Dieser Fotograf machte sich in Nürnberg unvergesslich
Der Amerikaner Ray D'Addario dokumentierte die Nürnberger Kriegsverbrecher- Prozesse. Seine Aufnahmen sind der Grundstock für das neue Memorium
NÜRNBERG Holyoke, das kleine verschlafene Nest in Massa-chusetts (USA), muss man aus dem Blickwinkel der Pegnitzauen nicht kennen. Aber jeder, für den die „Stadt der Reichsparteitage“ mehr als eine bedeutungslose Worthülse ohne geschichtliche Bedeutung ist, hat eine enge Beziehung dorthin, ohne es vielleicht zu wissen. Aus Holyoke stammt Ray D'Addario (90), der Nürnberg schon zu Lebzeiten ein Erbe hinterlassen hat, das gleichermaßen beeindruckend wie bedrückend ist. D'Addario war der amerikanische Armeefotograf, der die Nürnberger Prozesse mit seiner Kamera begleitete - und damit ein Stück Weltgeschichte auf seinen Filmen festhielt.
Michael Diefenbacher, Chef des Nürnberger Stadtarchivs, erinnert sich an einen zähen, über zwei Jahre hinziehenden Verhandlungs-Marathon, den er in den 90er Jahren im Auftrag der Stadt mit Ray d'Addario geführt hat. Bei dem geschichtsträchtigen „Pokerspiel“ ging es um den Erwerb der exklusiven Fotos aus dem Justizpalast, die jetzt die Grundsubstanz des Museums „Memorium Nürnberger Prozesse“ bilden. „Ohne Ray D’Addario würde es diese Ausstellung nicht geben“, ist auch Klaus Kastner, der ehemalige Präsident des Landgerichts überzeugt.
Nürnbergs Hüter der Geschichte hat dem kleinen, etwas rundlichen Mann aus USA am Ende 50.000 Dollar auf den Tisch gelegt und konnte zufrieden sein. Das war auch Ray D'Addario, dem es letztendlich nicht darum ging, den Höchstpreis für die einmaligen Fotos herauszuschlagen. Wichtig war ihm vor allem, wie er einmal während einer seiner Besuche in Nürnberg versicherte, dass die Bilddokumente mit gebührendem Respekt behandelt werden.
„Sie wirkten so klein und unbedeutend“
Bei Diefenbacher und dessen nie erlahmendem Interesse für die Historie der Stadt war er genau an der richtigen Adresse.
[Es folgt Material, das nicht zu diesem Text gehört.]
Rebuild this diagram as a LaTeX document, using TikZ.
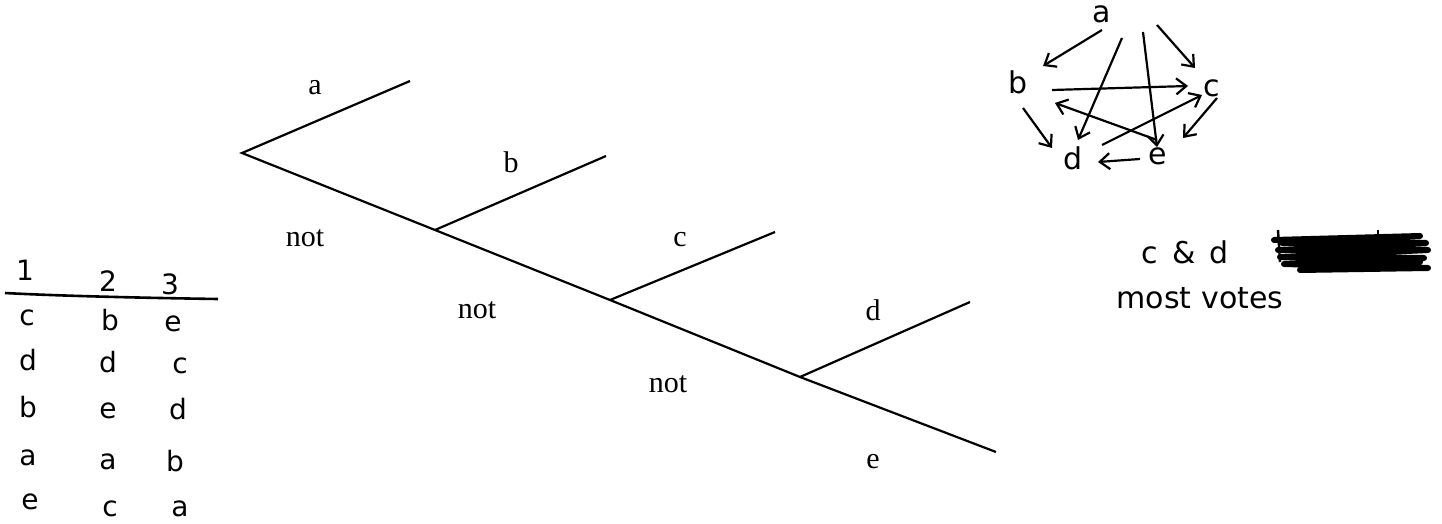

Ein Karton mit ungeordneten Papieren, ein paar Filmrollen und 4000 Fotos mit den dazugehörigen Negativen und Vermarktungsrechten wechselten den Besitzer.
Die ganze Welt kennt Ray D'Addarios Bilder: Göring mit der Sonnenbrille, den verwirrten Rudolf Hess. Alle hat er auf Film gebannt: die Richter und Staatsanwälte, die Sekretärinnen und Wachsoldaten, die Verteidiger, die Dolmetscher _ und die angeklagten Kriegsverbrecher, die er sich ganz anders vorgestellt hatte. „Sie wirkten so klein und unbedeutend“, schilderte er sein Empfinden, als er am 20. November 1945 den höchsten Repräsentanten des Dritten Reichs im Sitzungssaal 600 zum ersten Mal gegenüberstand. Danach „verfolgte“ er sie mit seiner Kamera auf Schritt und Tritt.
Die Gesichter der NS-Schergen und den Prozessverlauf hat er aus unterschiedlichsten Perspektiven für die Nachwelt dokumentarisch festgehalten. Ray D’Addario verwendete mitunter sogar schwer erhältliche Farbfilme, die er sich von seiner Mutter aus Übersee schicken ließ. Diese Fotos haben einen ganz besonderen weltgeschichtlichen Wert. Eher von lokaler Bedeutung sind dagegen die Aufnahmen, die Ray D’Addario in seiner Freizeit vom zerstörten Nürnberg angefertigt hat. Trotzdem zeichnet auch sie eine Einmaligkeit aus.
Die Teilnahme an der Eröffnung des „Memorium Nürnberger Prozesse“ am 21. November hätte für den US-Fotografen sicherlich nochmal ein Highlight in seinem Leben bedeutet. Doch daran war nicht zu denken: Ray D’Addario verbringt nach einem Schlaganfall und einer daraus resultierenden halbseitigen Lähmung den Rest seines Lebens in einem Pflegeheim seiner Heimatstadt.